We can treat these requirements as pure function to unit test: given some input, return a new log (possibly with some entries deleted and possibly some new entries appended).

The professor asked the students not to share real code so I won’t show exactly what I did, but the function might look like this:

func deleteAppend(rfEntries []Entry, newEntries []Entry) []Entry {
  //...
}

// in AppendEntries RPC
rf.mu.Lock()

// code before
rf.log = deleteAppend(rf.log, args.Entries)
// code after

rf.mu.Unlock()

Now we can write a unit test by giving it an input and desired output:

rfEntries  := []Entry{{1}, {2}, {3}}
newEntries := []Entry{{2}, {3}, {4}}
want       := []Entry{{1}, {2}, {3}, {4}}

if deleteAppend(rfEntries, newEntries) != want {
  panic()
}

deleteAppend can be surprisingly tricky to implement, but by separating this from elections, heartbeats, and appends we can make sure we get it right without worrying about timing.

State Changes

We can extend this idea further by unit testing state changes. In Raft, each RPC could change the state of both the sender and receiver.
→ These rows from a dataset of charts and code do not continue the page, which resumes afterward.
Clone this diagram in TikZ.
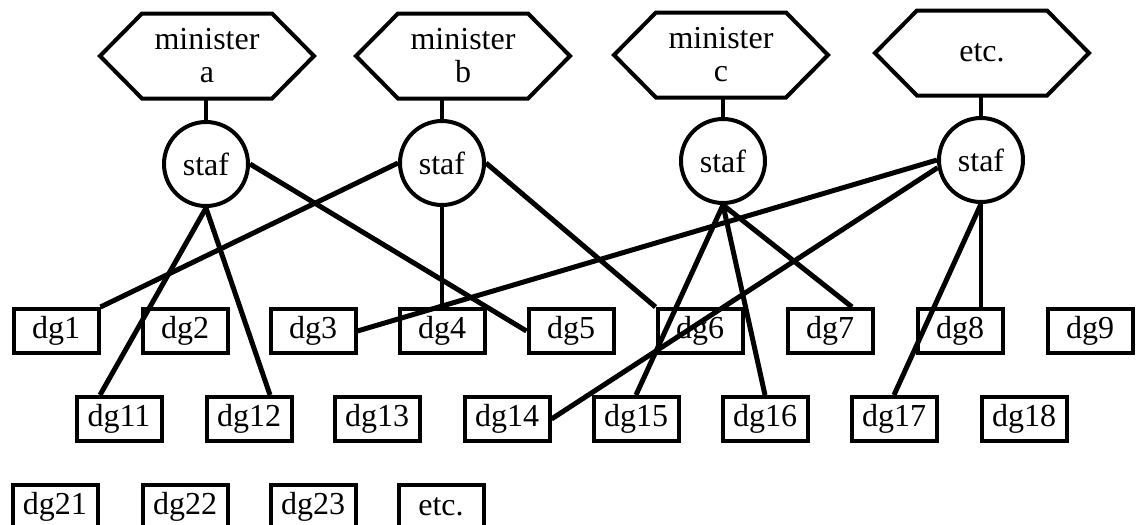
\documentclass[tikz,border=0pt]{standalone}
\usepackage{fontspec}
\setmainfont{Liberation Serif}
\newcommand\hexoutline[1]{\draw (#1.north west) -- (#1.north east) -- ([xshift=42pt]#1.east) -- (#1.south east) -- (#1.south west) -- ([xshift=-42pt]#1.west) -- cycle;}
\begin{document}
\begin{tikzpicture}[x=1pt,y=-1pt, line width=4pt,
  every node/.style={font=\fontsize{32}{33}\selectfont},
  dgbox/.style={draw, rectangle, minimum width=85pt, minimum height=44pt, inner sep=0pt},
  stafnode/.style={draw, circle, minimum size=84pt, inner sep=0pt},
  hexcore/.style={minimum width=130pt, minimum height=85pt, inner sep=0pt, outer sep=0pt, align=center},
  link/.style={line width=5pt}]
\useasboundingbox (0,0) rectangle (1136,525);

% ministers
\node[hexcore] (ha) at (207,56) {minister\\a};
\node[hexcore] (hb) at (463,56) {minister\\b};
\node[hexcore] (hc) at (721,55) {minister\\c};
\node[hexcore] (he) at (982,53) {etc.};
\hexoutline{ha}
\hexoutline{hb}
\hexoutline{hc}
\hexoutline{he}

% staf
\node[stafnode] (sa) at (206,164) {staf};
\node[stafnode] (sb) at (442,163) {staf};
\node[stafnode] (sc) at (723,161) {staf};
\node[stafnode] (se) at (981,160) {staf};

% row 1
\node[dgbox] (dg1) at (56,331) {dg1};
\node[dgbox] (dg2) at (185,331) {dg2};
\node[dgbox] (dg3) at (313,331) {dg3};
\node[dgbox] (dg4) at (442,331) {dg4};
\node[dgbox] (dg5) at (571,331) {dg5};
\node[dgbox] (dg6) at (700,331) {dg6};
\node[dgbox] (dg7) at (830,331) {dg7};
\node[dgbox] (dg8) at (960,331) {dg8};
\node[dgbox] (dg9) at (1090,331) {dg9};
% row 2
\node[dgbox] (dg11) at (119,419) {dg11};
\node[dgbox] (dg12) at (249,419) {dg12};
\node[dgbox] (dg13) at (377,419) {dg13};
\node[dgbox] (dg14) at (507,419) {dg14};
\node[dgbox] (dg15) at (636,419) {dg15};
\node[dgbox] (dg16) at (765,419) {dg16};
\node[dgbox] (dg17) at (894,419) {dg17};
\node[dgbox] (dg18) at (1024,419) {dg18};
% row 3
\node[dgbox] (dg21) at (55,507) {dg21};
\node[dgbox] (dg22) at (185,507) {dg22};
\node[dgbox] (dg23) at (313,507) {dg23};
\node[dgbox] (dgetc) at (441,507) {etc.};

% minister - staf
\draw (sa.north) -- (sa.north |- ha.south);
\draw (sb.north) -- (sb.north |- hb.south);
\draw (sc.north) -- (sc.north |- hc.south);
\draw (se.north) -- (se.north |- he.south);

% staf a
\draw[link] (sa.south) -- ([xshift=-19pt]dg11.north);
\draw[link] (sa.south) -- ([xshift=21pt]dg12.north);
\draw[link] (sa.east) -- (dg5.west);
% staf b
\draw[link] (sb.west) -- (dg1.north east);
\draw (sb.south) -- (dg4.north);
\draw[link] (sb.east) -- (dg6.north west);
% staf c
\draw[link] (sc.south) -- (dg15.north);
\draw[link] (sc.south) -- (dg16.north);
\draw[link] (sc.south) -- ([xshift=22pt]dg7.north);
% staf etc
\draw[link] (se.west) -- (dg3.east);
\draw[link] (se.190) -- (dg14.east);
\draw (se.south) -- (se.south |- dg8.north);
\draw[link] (se.south) -- (dg17.north);
\end{tikzpicture}
\end{document}
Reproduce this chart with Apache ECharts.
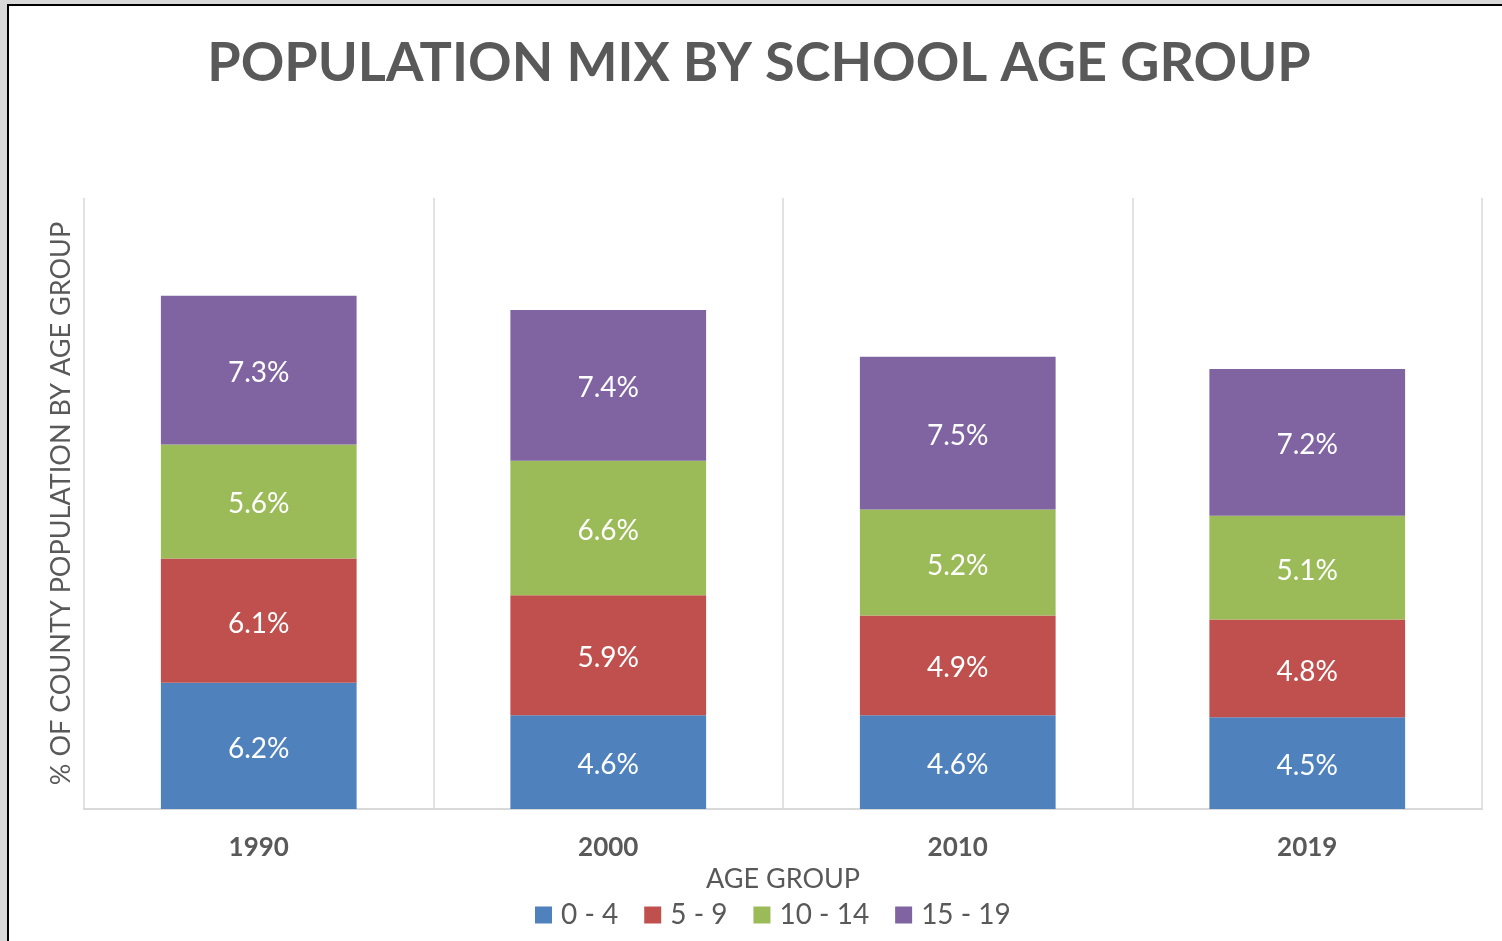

In the same way we wrote the inputs and output above, we can set the initial and desired state of Raft after the RPC:

initialRaft := &Raft{
  commitIndex: 4
  // ...
}

desiredRaft := &Raft{
  commitIndex: 5
  // ...
}

args := AppendEntriesArgs{
  LeaderCommit: 5
  // ...
}
reply := AppendEntriesReply{}

initialRaft.AppendEntries(&args, &reply)

if initialRaft.commitIndex != desiredRaft.commitIndex {
  panic()
}

I’m not necessarily suggesting you do this for each RPC: in fact, doing this can take a lot of time and often you get it right on your first try or it’s obvious what the problem is. But I want to show that it’s totally possible to handle the logical requirements totally separate from the timing and lock problems.

Debuggers

There are modern debuggers for Go! The easiest one to use is the Go Extension in VSCode, which adds visible breaks and state inspection like an IDE. I also like delve on the command line, which is what I use below (but VSCode works too).

So how do you use a debugger in the projects?

MapReduce

Let’s start with Lab 1: MapReduce. The coordinator and workers run on separate processes. For example, you might open 3 terminals and run

# window 1
go run mrcoodinator.go pg-*.txt

# window 2
go run mrworker.go wc.so

# window 3
go run mrworker.go wc.so

Since each of those belong to a separate process, you can attach a debugger right at the start:

dlv debug mrcoodinator.go -- pg-*.txt

Workers use a plugin which we first have to build with debugger flags:

go build -buildmode=plugin -gcflags="all=-N -l" ../mrapps/wc.go
dlv debug mrworker.go -- wc.so

And in lab 1, there are no timers to worry about so you can take your time in the debugger!

Raft

This is useful for lab 1, but Raft (labs 2, 3, 4) is different. Raft uses threads instead of processes, but that’s not a problem! You can totally use dlv to debug threads. Either by setting a breakpoint directly in a function used by a goroutine or by switching threads while paused in the debugger! (which is really awesome)

The real problem with Raft is timing. We have election timeouts, heartbeat intervals, etc.! If you are sitting paused in a debugger they aren’t going to work (which might be okay depending on what you want to test).

However, for the Raft projects I found the debugger most useful on tests! For example, I love putting a debugger on my unit tests that are failing:

dlv test -- -test.run TestDeleteAppend

Another option is to use the debugger to investigate failed grading tests. For example, suppose you run a test and see the following:

go test -run TestConcurrentStarts2B
#> --- FAIL: TestConcurrentStarts2B (1.10s)
#>     test_test.go:440: cmd 100 missing in [104 103 102 101 101]

The meaning of the failure is a little unclear. What is cmd 100 and where is it missing? To answer this question, we can to run the test again with a breakpoint at that failure.

dlv test -- -test.run TestConcurrentStarts2B
break test_test.go:440
continue

Raft runs as normal: you don’t have to worry about timing issues since you placed the breakpoint at the failure. From there, you can investigate the state of the testing fixtures to understand what the failure means: in this case, Command 100 was sent to the leader but was never committed. You can also look at the state of the servers at the time of the failure to figure out why.